The Law Guardian, and the executive director’s argument of the dire consequences to the board and the legal services organization if the court disqualifies the Legal Aid Society of Rock-land County from participating in any case in which Linda Christopher represents an adverse party to the action, is neither within this court’s control nor germane to the issue before the court. The president of the board and/or members of the board of the Legal Aid Society are not required to be active members of the Family Court and matrimonial bars. In fact, the executive director points out to the court that only one member of the board maintains any significant Family Court practice. Who the legal services organization selects for its board and as its president is totally within the control of the legal services organization. The fact as to who they have chosen or choose in the future does not change the ethical constraints placed on the Law Guardian.

Finally, the Law Guardian argues that she is not an adversary of the president of the corporation of which she is an employee because according to case law the law guardian plays a neutral role in a custody proceeding where a law guardian represents the children’s best interests. She further argues *96that the law guardian’s role is not adversarial to either party and that the law guardian looks out for the best interests of the child.- She claims that her ability to represent the child is not compromised by the fact that the petitioner’s counsel is president of the Legal Aid Society.

Appellate courts have long recognized the dual role of the law guardian as both the champion of the best interests of their clients and as advocates for their express preferences, if any. This includes being an investigator seeking truth on controverted issues and as recommenders of alternatives for the court’s consideration. (See, Koppenhoefer v Koppenhoefer, 159 AD2d 113 [1990]; Vecchiarelli v Vecchiarelli, 238 AD2d 412 [1997].) Therefore, the role of the law guardian is not merely being a neutral by looking out for the best interests of the child, but as an advocate participating fully in the pretrial stages and trial stages of any proceedings. In its January 1994 pamphlet publication entitled Law Guardian Representation Standards Volume II, Custody Cases, the New York State Bar Association’s Committee on Children and the Law describes the role of the law guardian as counsel for children as follows:

“The law guardian is an attorney assigned to represent the child.
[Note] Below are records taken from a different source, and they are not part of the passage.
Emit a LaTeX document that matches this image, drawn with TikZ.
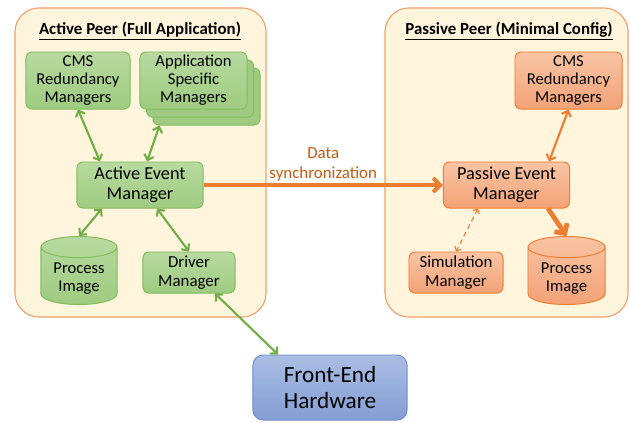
\documentclass[tikz,border=0pt]{standalone}
\usepackage{fontspec}
\setmainfont{Carlito}
\usepackage{xcolor}
\definecolor{peerfill}{RGB}{255, 245, 221}
\definecolor{peerline}{RGB}{241, 160, 105}
\definecolor{greentop}{RGB}{184, 218, 160}
\definecolor{greenbot}{RGB}{158, 203, 128}
\definecolor{greenline}{RGB}{128, 188, 92}
\definecolor{greenarrow}{RGB}{112, 173, 71}
\definecolor{orangetop}{RGB}{249, 196, 164}
\definecolor{orangebot}{RGB}{243, 162, 118}
\definecolor{orangeline}{RGB}{237, 125, 49}
\definecolor{bluetop}{RGB}{170, 189, 228}
\definecolor{bluebot}{RGB}{132, 158, 211}
\definecolor{blueline}{RGB}{112, 142, 206}
\definecolor{synctext}{RGB}{197, 90, 17}
\usepackage{tikz}
\usetikzlibrary{shapes.geometric,arrows.meta,positioning,shadows,calc}

\begin{document}
\begin{tikzpicture}[
    x=0.025cm, y=-0.025cm,
    peer/.style={rectangle, draw=peerline, line width=0.8pt, fill=peerfill, rounded corners=0.6cm},
    peertitle/.style={font=\fontsize{12}{14}\selectfont\bfseries},
    module/.style={rectangle, rounded corners=0.15cm, line width=0.7pt, align=center, inner sep=1pt, font=\fontsize{11.8}{12.8}\selectfont},
    greenmod/.style={module, draw=greenline, top color=greentop, bottom color=greenbot},
    orangemod/.style={module, draw=orangeline, top color=orangetop, bottom color=orangebot},
    eventmgr/.style={minimum width=3.15cm, minimum height=1.15cm, font=\fontsize{13}{14.2}\selectfont},
    store/.style={cylinder, shape border rotate=90, aspect=0.35, anchor=shape center, align=center, line width=0.7pt, font=\fontsize{11.8}{12.8}\selectfont},
    link/.style={{Straight Barb[length=3.5pt,width=7pt]}-{Straight Barb[length=3.5pt,width=7pt]}, line width=1.5pt, line cap=round, color=greenarrow},
    plink/.style={link, color=orangeline},
    synclink/.style={-{Straight Barb[length=5pt,width=10pt]}, line width=2.8pt, color=orangeline}
]
\useasboundingbox (0,0) rectangle (630,422);

% the two peers
\node[peer, minimum width=6.275cm, minimum height=7.725cm] (active) at (140.5,162.5) {};
\node[peer, minimum width=6.075cm, minimum height=7.725cm] (passive) at (506.5,162.5) {};
\node[peertitle] (activetitle) at (140,31) {\underline{Active Peer (Full Application)}};
\node[peertitle] (passivetitle) at (509,31) {\underline{Passive Peer (Minimal Config)}};

% active side
\node[greenmod, minimum width=2.6cm, minimum height=1.425cm] (cmsA) at (78,80.5) {CMS\\Redundancy\\Managers};
\node[greenmod, minimum width=2.675cm, minimum height=1.425cm,
      copy shadow={shadow xshift=0.325cm, shadow yshift=-0.4cm, draw=greenline, fill=greenbot},
      copy shadow={shadow xshift=0.165cm, shadow yshift=-0.2cm, draw=greenline, fill=greenbot}]
      (appA) at (193.5,80.5) {Application\\Specific\\Managers};
\node[greenmod, eventmgr] (aemA) at (140,185) {Active Event\\Manager};
\node[store, draw=greenline, top color=greentop, bottom color=greenbot,
      minimum width=1.9cm, minimum height=1.4cm] (procA) at (79,270.5) {Process\\Image};
\node[greenmod, minimum width=2.3cm, minimum height=1.025cm, font=\fontsize{12}{13.4}\selectfont] (drvA) at (189,272.5) {Driver\\Manager};

% passive side
\node[orangemod, minimum width=2.675cm, minimum height=1.425cm] (cmsP) at (568.5,80.5) {CMS\\Redundancy\\Managers};
\node[orangemod, eventmgr] (pem) at (506.5,185) {Passive Event\\Manager};
\node[orangemod, minimum width=2.35cm, minimum height=1.025cm, font=\fontsize{12}{13.4}\selectfont] (simP) at (456,272.5) {Simulation\\Manager};
\node[store, draw=orangeline, top color=orangetop, bottom color=orangebot,
      minimum width=1.925cm, minimum height=1.4cm] (procP) at (566.5,270.5) {Process\\Image};

% hardware
\node[module, draw=blueline, top color=bluetop, bottom color=bluebot, rounded corners=0.25cm,
      minimum width=3.85cm, minimum height=1.625cm, font=\fontsize{16.5}{19}\selectfont] (feh) at (330,387.5) {Front-End\\Hardware};

% connectors
\draw[link] (cmsA.south) -- ($(aemA.north)+(-40,0)$);
\draw[link] ($(appA.south)+(-34,16)$) -- ($(aemA.north)+(7,0)$);
\draw[link] ($(aemA.south)+(-38,0)$) -- (procA.north);
\draw[link] ($(aemA.south)+(17,0)$) -- (drvA.north);
\draw[link] ($(drvA.south)+(26,0)$) -- ($(feh.north)+(-52,0)$);

\draw[synclink] (aemA.east) -- (pem.west)
    node[midway, above=-2pt, align=center, text=synctext, font=\fontsize{12}{14.2}\selectfont] (synclabel) {Data\\synchronization};

\draw[plink] (cmsP.south) -- ($(pem.north)+(42.5,0)$);
\draw[plink, line width=0.8pt, dashed,
      {Straight Barb[length=2.5pt,width=5pt]}-{Straight Barb[length=2.5pt,width=5pt]}] ($(pem.south)+(-28.5,0)$) -- (simP.north);
\draw[-{Straight Barb[length=5pt,width=11pt]}, line width=3.4pt, color=orangeline] ($(pem.south)+(41.5,0)$) -- (procP.north);

\end{tikzpicture}
\end{document}
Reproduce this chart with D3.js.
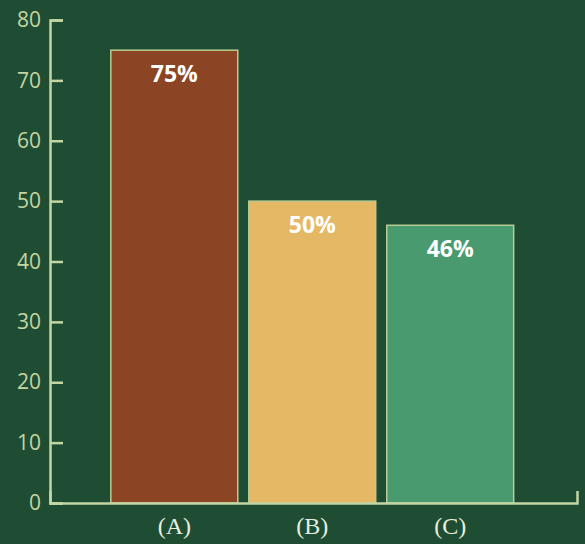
<!DOCTYPE html>
<html>
<head>
<meta charset="utf-8">
<script src="https://cdn.jsdelivr.net/npm/d3@7"></script>
<style>
  html, body { margin: 0; padding: 0; background: #1f4d34; }
  svg { display: block; }
</style>
</head>
<body>
<div id="chart"></div>
<script>
const categories = ["(A)", "(B)", "(C)"];
const values = [75, 50, 46];
const valueLabels = ["75%", "50%", "46%"];
const yTicks = [0, 10, 20, 30, 40, 50, 60, 70, 80];

const colors = ["#8b4524", "#e5b865", "#4a9a70"];
const axisColor = "#c3d5a2";

const width = 585, height = 544;
const margin = {top: 20, right: 8, bottom: 41, left: 50};

const svg = d3.select("#chart").append("svg")
    .attr("width", width)
    .attr("height", height);

svg.append("rect").attr("width", width).attr("height", height).attr("fill", "#1f4d34");

const g = svg.append("g")
    .attr("transform", "translate(" + margin.left + "," + margin.top + ")");

const innerW = width - margin.left - margin.right;
const innerH = height - margin.top - margin.bottom;

const x = d3.scaleBand()
    .domain(categories)
    .range([0, innerW])
    .paddingInner(0.08)
    .paddingOuter(0.45)
    .align(0.49);

const y = d3.scaleLinear()
    .domain([0, 80])
    .range([innerH, 0]);

// bars
g.selectAll("rect.bar")
    .data(values)
    .enter().append("rect")
    .attr("class", "bar")
    .attr("x", (d, i) => x(categories[i]))
    .attr("y", d => y(d))
    .attr("width", x.bandwidth())
    .attr("height", d => innerH - y(d))
    .attr("fill", (d, i) => colors[i])
    .attr("stroke", "#b9cc93")
    .attr("stroke-width", 1.5);

// value labels
g.selectAll("text.val")
    .data(values)
    .enter().append("text")
    .attr("class", "val")
    .attr("x", (d, i) => x(categories[i]) + x.bandwidth() / 2)
    .attr("y", d => y(d) + 32)
    .attr("text-anchor", "middle")
    .attr("fill", "#ffffff")
    .style("font-family", "'Open Sans', sans-serif")
    .style("font-weight", "bold")
    .style("font-size", "23px")
    .text((d, i) => valueLabels[i]);

// y axis
const yAxis = g.append("g")
    .call(d3.axisLeft(y).tickValues(yTicks).tickSize(-13).tickPadding(9));

// x axis
const xAxis = g.append("g")
    .attr("transform", "translate(0," + innerH + ")")
    .call(d3.axisBottom(x).tickSizeInner(0).tickSizeOuter(-12).tickPadding(14));

[yAxis, xAxis].forEach(a => {
    a.select(".domain").attr("stroke", axisColor).attr("stroke-width", 2.5);
    a.selectAll(".tick line").attr("stroke", axisColor).attr("stroke-width", 2.5);
});

yAxis.selectAll("text")
    .attr("fill", axisColor)
    .style("font-family", "'Open Sans', sans-serif")
    .style("font-size", "21px");

xAxis.selectAll("text")
    .attr("fill", "#e8eede")
    .style("font-family", "'Liberation Serif', serif")
    .style("font-size", "24px");
</script>
</body>
</html>
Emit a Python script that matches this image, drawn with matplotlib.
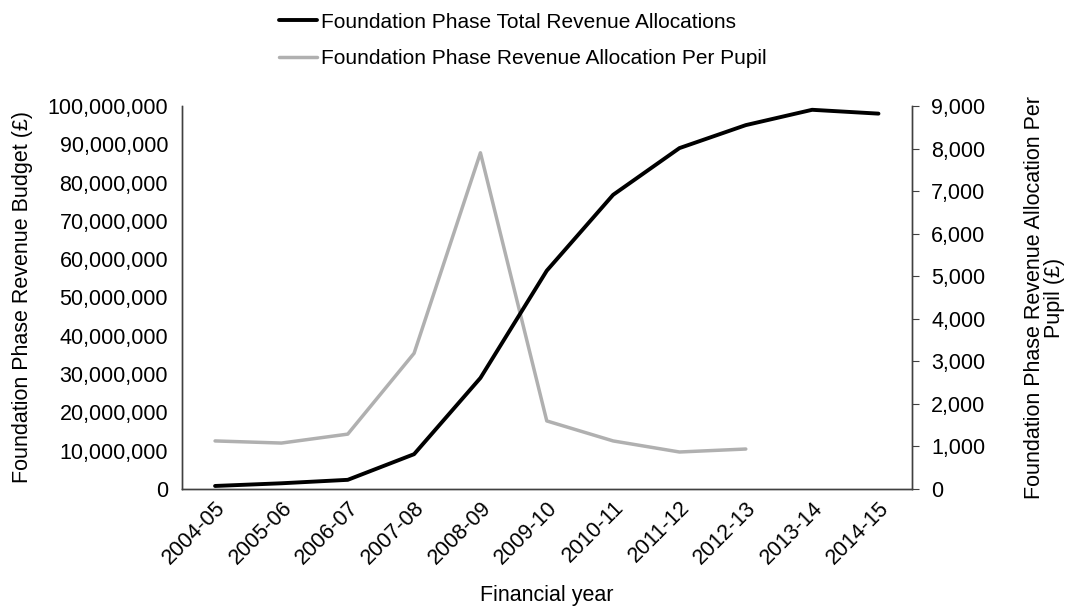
import matplotlib
matplotlib.use("Agg")
import matplotlib.pyplot as plt
from matplotlib.ticker import FuncFormatter

plt.rcParams['font.family'] = ['Liberation Sans', 'DejaVu Sans']

years = ["2004-05", "2005-06", "2006-07", "2007-08", "2008-09", "2009-10",
         "2010-11", "2011-12", "2012-13", "2013-14", "2014-15"]
total_revenue = [800000, 1500000, 2400000, 9100000, 29000000, 57000000,
                 76800000, 89000000, 95000000, 99000000, 98000000]
per_pupil = [1130, 1080, 1290, 3190, 7900, 1600, 1130, 870, 940]

FS = 15.5

fig = plt.figure(figsize=(10.7, 6.09), dpi=100)
ax = fig.add_axes([0.170, 0.197, 0.682, 0.629])
ax2 = ax.twinx()

x = list(range(len(years)))
l1, = ax.plot(x, total_revenue, color='black', lw=2.8, solid_capstyle='round',
              label='Foundation Phase Total Revenue Allocations', zorder=3)
l2, = ax2.plot(x[:len(per_pupil)], per_pupil, color='#b0b0b0', lw=2.5,
               solid_capstyle='round',
               label='Foundation Phase Revenue Allocation Per Pupil')
ax.set_zorder(ax2.get_zorder() + 1)
ax.patch.set_visible(False)

ax.set_xlim(-0.5, len(years) - 0.5)
ax.set_ylim(0, 100000000)
ax.set_yticks(range(0, 100000001, 10000000))
ax.yaxis.set_major_formatter(FuncFormatter(lambda v, p: f"{int(v):,}"))
ax2.set_ylim(0, 9000)
ax2.set_yticks(range(0, 9001, 1000))
ax2.yaxis.set_major_formatter(FuncFormatter(lambda v, p: f"{int(v):,}"))

ax.set_xticks(x)
ax.set_xticklabels(years, rotation=45, ha='right', rotation_mode='anchor', fontsize=FS)
ax.tick_params(axis='x', length=0, pad=6)
ax.tick_params(axis='y', length=0, labelsize=FS, pad=10)
ax2.tick_params(axis='y', length=5, labelsize=FS, pad=9, color='#404040')

for a in (ax, ax2):
    a.spines['top'].set_visible(False)
    for s in ('left', 'bottom', 'right'):
        a.spines[s].set_color('#404040')
        a.spines[s].set_linewidth(1.0)

ax.set_xlabel('Financial year', fontsize=FS, labelpad=12)
ax.set_ylabel('Foundation Phase Revenue Budget (£)', fontsize=FS, labelpad=10)
ax2.set_ylabel('Foundation Phase Revenue Allocation Per\nPupil (£)', fontsize=FS,
               rotation=90, labelpad=28, linespacing=0.95)
ax2.yaxis.set_label_position('right')

fig.legend(handles=[l1, l2], loc='upper left', bbox_to_anchor=(0.249, 1.0),
           frameon=False, fontsize=FS - 0.5, handlelength=1.85, handletextpad=0.15,
           labelspacing=0.85, borderaxespad=0.2)

fig.savefig('out.png', dpi=100)
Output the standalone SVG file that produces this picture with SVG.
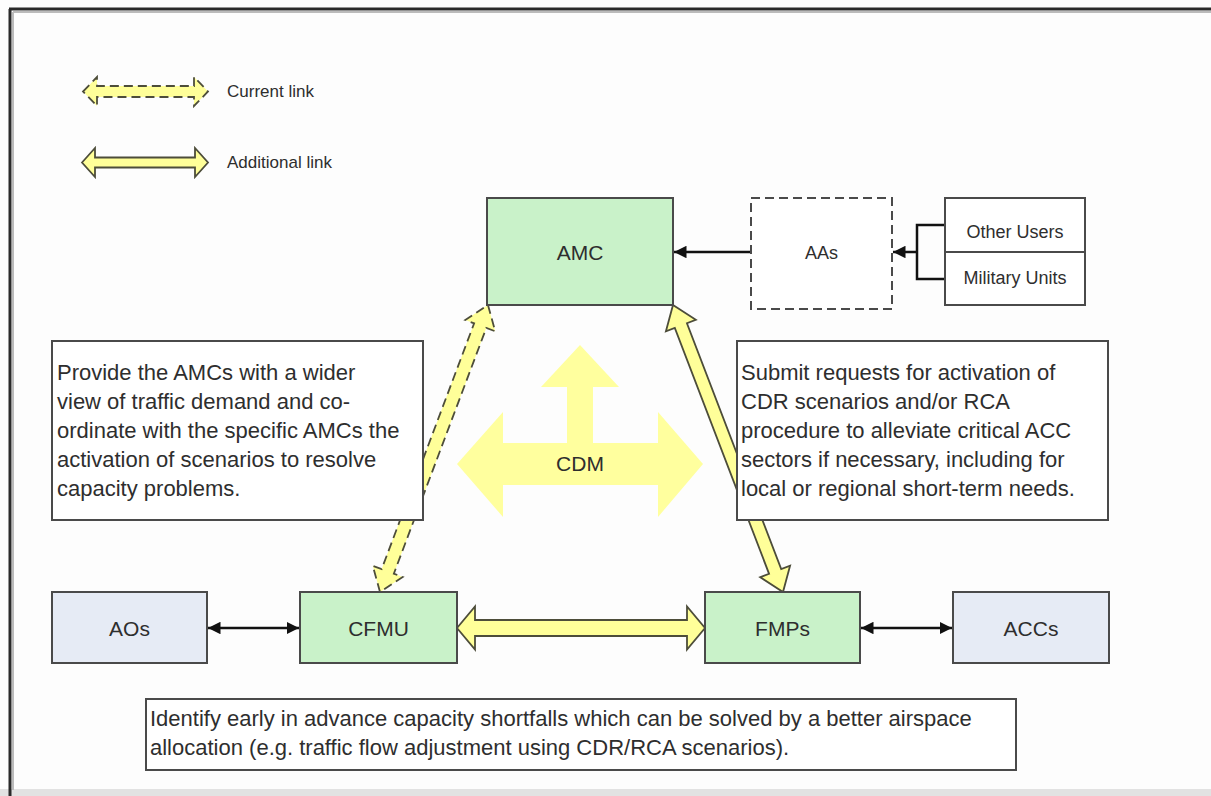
<svg xmlns="http://www.w3.org/2000/svg" width="1211" height="796" viewBox="0 0 1211 796">
<style>
  text { font-family: "Liberation Sans", Arial, sans-serif; fill: #2e2e2e; }
  .lbl { font-size: 21px; text-anchor: middle; }
  .sm { font-size: 18px; text-anchor: middle; }
  .leg { font-size: 17px; }
  .body { font-size: 22px; }
  .green { fill: #c9f2c9; stroke: #4a4a4a; stroke-width: 2; }
  .blue { fill: #e6ebf5; stroke: #4a4a4a; stroke-width: 2; }
  .note { fill: #ffffff; stroke: #4a4a4a; stroke-width: 2; }
  .link { fill: #ffff99; stroke: #4d4d3a; stroke-width: 1.8; stroke-linejoin: miter; }
  .dash { stroke-dasharray: 9 5; }
  .wire { stroke: #111; stroke-width: 2.5; fill: none; }
</style>
<defs>
  <marker id="ah" viewBox="0 0 10 10" refX="10" refY="5" markerWidth="5" markerHeight="5" orient="auto-start-reverse" markerUnits="strokeWidth">
    <path d="M0,0 L10,5 L0,10 Z" fill="#111"/>
  </marker>
</defs>

<!-- background and frame -->
<rect x="0" y="0" width="1211" height="796" fill="#fdfdfd"/>
<rect x="0" y="789" width="1211" height="7" fill="#e2e2e2"/>
<line x1="9" y1="9" x2="1211" y2="9" stroke="#2a2a2a" stroke-width="3"/>
<line x1="10" y1="9" x2="10" y2="796" stroke="#2a2a2a" stroke-width="3"/>
<line x1="13" y1="12" x2="1211" y2="12" stroke="#bbbbbb" stroke-width="2"/>
<line x1="13" y1="12" x2="13" y2="790" stroke="#bbbbbb" stroke-width="2"/>

<!-- legend -->
<g id="legend">
  <path class="link dash" d="M83,91.5 L97,77 L97,86 L194,86 L194,77 L208,91.5 L194,106 L194,97 L97,97 L97,106 Z"/>
  <text class="leg" x="227" y="97">Current link</text>
  <path class="link" d="M82,162.5 L95,148 L95,157.5 L195,157.5 L195,148 L208,162.5 L195,177 L195,167.5 L95,167.5 L95,177 Z"/>
  <text class="leg" x="227" y="168">Additional link</text>
</g>

<!-- connectors -->
<g id="connectors">
  <g transform="translate(380,592) rotate(-69.38)">
    <path class="link dash" d="M0,0 L22,-16 L22,-6.5 L284.6,-6.5 L284.6,-16 L306.6,0 L284.6,16 L284.6,6.5 L22,6.5 L22,16 Z"/>
  </g>
  <g transform="translate(673,305) rotate(69.03)">
    <path class="link" d="M0,0 L22,-16 L22,-6.5 L285.4,-6.5 L285.4,-16 L307.4,0 L285.4,16 L285.4,6.5 L22,6.5 L22,16 Z"/>
  </g>
  <path class="link" d="M457,628 L475,606.5 L475,620 L687,620 L687,606.5 L705,628 L687,649.5 L687,636 L475,636 L475,649.5 Z"/>
  <line class="wire" x1="751" y1="252" x2="674" y2="252" marker-end="url(#ah)"/>
  <polyline class="wire" points="945,225 917,225 917,279 945,279"/>
  <line class="wire" x1="917" y1="252" x2="893" y2="252" marker-end="url(#ah)"/>
  <line class="wire" x1="208" y1="628" x2="299" y2="628" marker-start="url(#ah)" marker-end="url(#ah)"/>
  <line class="wire" x1="861" y1="628" x2="952" y2="628" marker-start="url(#ah)" marker-end="url(#ah)"/>
</g>

<!-- CDM -->
<g id="cdm">
  <path fill="#ffff9e" d="M580,345 L619,387 L593,387 L593,443 L658,443 L658,412 L703,464 L658,517 L658,485 L503,485 L503,517 L457,464 L503,412 L503,443 L567,443 L567,387 L541,387 Z"/>
  <text class="lbl" x="580" y="471">CDM</text>
</g>

<g id="amc">
  <rect class="green" x="487" y="198" width="186" height="107"/>
  <text class="lbl" x="580" y="259.5">AMC</text>
</g>
<g id="aas">
  <rect x="751" y="198" width="141" height="111" fill="#ffffff" stroke="#4a4a4a" stroke-width="2" stroke-dasharray="9 5"/>
  <text class="sm" x="821.5" y="258.5">AAs</text>
</g>
<g id="users">
  <rect x="945" y="198" width="140" height="107" fill="#ffffff" stroke="#4a4a4a" stroke-width="2"/>
  <line x1="945" y1="252" x2="1085" y2="252" stroke="#4a4a4a" stroke-width="2"/>
  <text class="sm" x="1015" y="238">Other Users</text>
  <text class="sm" x="1015" y="284">Military Units</text>
</g>

<g id="note-left">
  <rect class="note" x="52" y="341" width="371" height="179"/>
  <text class="body" x="57" y="380">Provide the AMCs with a wider</text>
  <text class="body" x="57" y="409">view of traffic demand and co-</text>
  <text class="body" x="57" y="438">ordinate with the specific AMCs the</text>
  <text class="body" x="57" y="467">activation of scenarios to resolve</text>
  <text class="body" x="57" y="496">capacity problems.</text>
</g>
<g id="note-right">
  <rect class="note" x="737" y="341" width="371" height="179"/>
  <text class="body" x="741" y="380">Submit requests for activation of</text>
  <text class="body" x="741" y="409">CDR scenarios and/or RCA</text>
  <text class="body" x="741" y="438">procedure to alleviate critical ACC</text>
  <text class="body" x="741" y="467">sectors if necessary, including for</text>
  <text class="body" x="741" y="496">local or regional short-term needs.</text>
</g>

<g id="aos">
  <rect class="blue" x="52" y="592" width="155" height="71"/>
  <text class="lbl" x="129.5" y="635.5">AOs</text>
</g>
<g id="cfmu">
  <rect class="green" x="300" y="592" width="157" height="71"/>
  <text class="lbl" x="378.5" y="635.5">CFMU</text>
</g>
<g id="fmps">
  <rect class="green" x="705" y="592" width="155" height="71"/>
  <text class="lbl" x="782.5" y="635.5">FMPs</text>
</g>
<g id="accs">
  <rect class="blue" x="953" y="592" width="156" height="71"/>
  <text class="lbl" x="1031" y="635.5">ACCs</text>
</g>

<g id="note-bottom">
  <rect class="note" x="146" y="699" width="870" height="71"/>
  <text class="body" x="150" y="726">Identify early in advance capacity shortfalls which can be solved by a better airspace</text>
  <text class="body" x="150" y="755">allocation (e.g. traffic flow adjustment using CDR/RCA scenarios).</text>
</g>
</svg>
Hence the law guardian is an advocate, participating fully in motion practice and pre-trial procedures * * *. At trial the law guardian should introduce relevant evidence, subpoena relevant material and cross-examine witnesses * * *. In short, the law guardian acts as an attorney and should use every lawyering skill appropriate to further a result favorable to the child client’s interest and position * *

While the law guardian is often perceived as being “neutral” in otherwise adversarial proceedings, this is not always so since the law guardian and his or her client often formulate a position which supports that of one of the litigants. Since there exists a reasonable possibility that the law guardian can take an adverse position to that of one party in any visitation or custody case in which they represent the child, to describe the law guardian’s role as “a neutral” discounts their role as a zealous advocate for the child participating fully in both pretrial and trial procedures. Therefore, the Law Guardian’s position that her office and Linda Christopher’s office are not truly adversaries ignores her dual role as champions of the best interests of their clients and advocates for their express preferences.

*97For all of the reasons stated above, this court grants respondent’s application to disqualify the Legal Aid Society of Rockland County from representing the parties’ children C., C. and C. in this proceeding. A substitute law guardian from the law guardian panel shall be appointed by this court to represent the children in all further proceedings.

The Law Guardian did not file any papers in support or in opposition to the motion and did not participate in the application.